◆ STATED GOAL ◆
A single run of lines is to be printed exactly: starting at the line with "Emit a Python" and ending at the line with "from matplotlib.ticker import FuncFormatter", both included. Leave the pictures out.
──────── MATERIAL FOR THE TASK
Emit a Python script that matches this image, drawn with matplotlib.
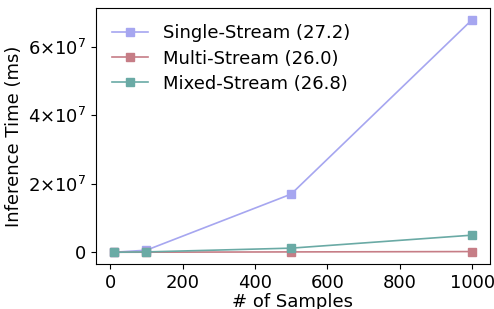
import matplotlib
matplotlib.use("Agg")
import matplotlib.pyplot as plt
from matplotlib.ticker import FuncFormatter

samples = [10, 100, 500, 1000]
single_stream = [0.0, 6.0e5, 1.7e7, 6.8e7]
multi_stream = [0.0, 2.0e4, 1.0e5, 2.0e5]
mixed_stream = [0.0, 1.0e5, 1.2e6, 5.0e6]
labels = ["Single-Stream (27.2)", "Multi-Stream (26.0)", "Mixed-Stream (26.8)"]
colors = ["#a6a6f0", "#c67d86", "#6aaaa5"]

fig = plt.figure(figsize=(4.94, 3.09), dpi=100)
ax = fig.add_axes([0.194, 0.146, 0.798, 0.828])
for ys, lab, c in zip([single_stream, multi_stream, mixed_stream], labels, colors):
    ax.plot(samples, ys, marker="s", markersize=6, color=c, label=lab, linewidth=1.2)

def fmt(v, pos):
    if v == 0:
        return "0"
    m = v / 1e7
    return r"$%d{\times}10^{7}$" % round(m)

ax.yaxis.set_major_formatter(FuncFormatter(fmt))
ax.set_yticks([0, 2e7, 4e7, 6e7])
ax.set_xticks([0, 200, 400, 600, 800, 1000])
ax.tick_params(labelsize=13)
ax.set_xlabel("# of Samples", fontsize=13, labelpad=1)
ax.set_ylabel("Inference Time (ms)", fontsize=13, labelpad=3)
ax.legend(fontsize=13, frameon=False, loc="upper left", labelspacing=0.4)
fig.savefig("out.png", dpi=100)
────────────────
──────── MATERIAL FOR THE TASK
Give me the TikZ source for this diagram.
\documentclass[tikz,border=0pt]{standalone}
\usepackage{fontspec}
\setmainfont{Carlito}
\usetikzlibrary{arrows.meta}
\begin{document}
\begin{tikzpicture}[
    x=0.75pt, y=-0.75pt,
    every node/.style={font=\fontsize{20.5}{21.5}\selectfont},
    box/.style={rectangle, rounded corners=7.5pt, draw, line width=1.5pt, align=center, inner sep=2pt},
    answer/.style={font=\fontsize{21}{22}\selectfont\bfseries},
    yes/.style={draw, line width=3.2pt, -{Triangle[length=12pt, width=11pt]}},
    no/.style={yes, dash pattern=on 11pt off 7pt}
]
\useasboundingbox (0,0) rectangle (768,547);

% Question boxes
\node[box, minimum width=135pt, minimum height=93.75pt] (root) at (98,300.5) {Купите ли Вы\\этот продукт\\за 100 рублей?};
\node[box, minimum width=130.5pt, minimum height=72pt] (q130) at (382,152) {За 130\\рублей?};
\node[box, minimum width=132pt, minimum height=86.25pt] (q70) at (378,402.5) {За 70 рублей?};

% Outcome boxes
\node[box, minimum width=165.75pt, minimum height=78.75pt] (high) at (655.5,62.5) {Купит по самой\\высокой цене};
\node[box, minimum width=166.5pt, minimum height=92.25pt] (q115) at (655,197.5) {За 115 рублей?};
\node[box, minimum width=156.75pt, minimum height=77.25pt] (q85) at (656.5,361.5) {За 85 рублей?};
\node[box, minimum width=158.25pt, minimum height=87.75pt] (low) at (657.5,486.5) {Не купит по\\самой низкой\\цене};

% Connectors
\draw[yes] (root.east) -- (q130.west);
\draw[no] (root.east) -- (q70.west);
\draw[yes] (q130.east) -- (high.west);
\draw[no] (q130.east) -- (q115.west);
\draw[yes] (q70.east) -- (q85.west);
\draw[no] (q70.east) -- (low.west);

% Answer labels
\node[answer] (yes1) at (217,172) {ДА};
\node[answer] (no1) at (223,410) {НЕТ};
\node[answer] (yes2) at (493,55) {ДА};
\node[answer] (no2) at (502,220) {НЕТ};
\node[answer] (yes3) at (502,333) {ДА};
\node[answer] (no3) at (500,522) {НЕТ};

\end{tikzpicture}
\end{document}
────────────────
◆ RESPONSE ◆
Emit a Python script that matches this image, drawn with matplotlib.
import matplotlib
matplotlib.use("Agg")
import matplotlib.pyplot as plt
from matplotlib.ticker import FuncFormatter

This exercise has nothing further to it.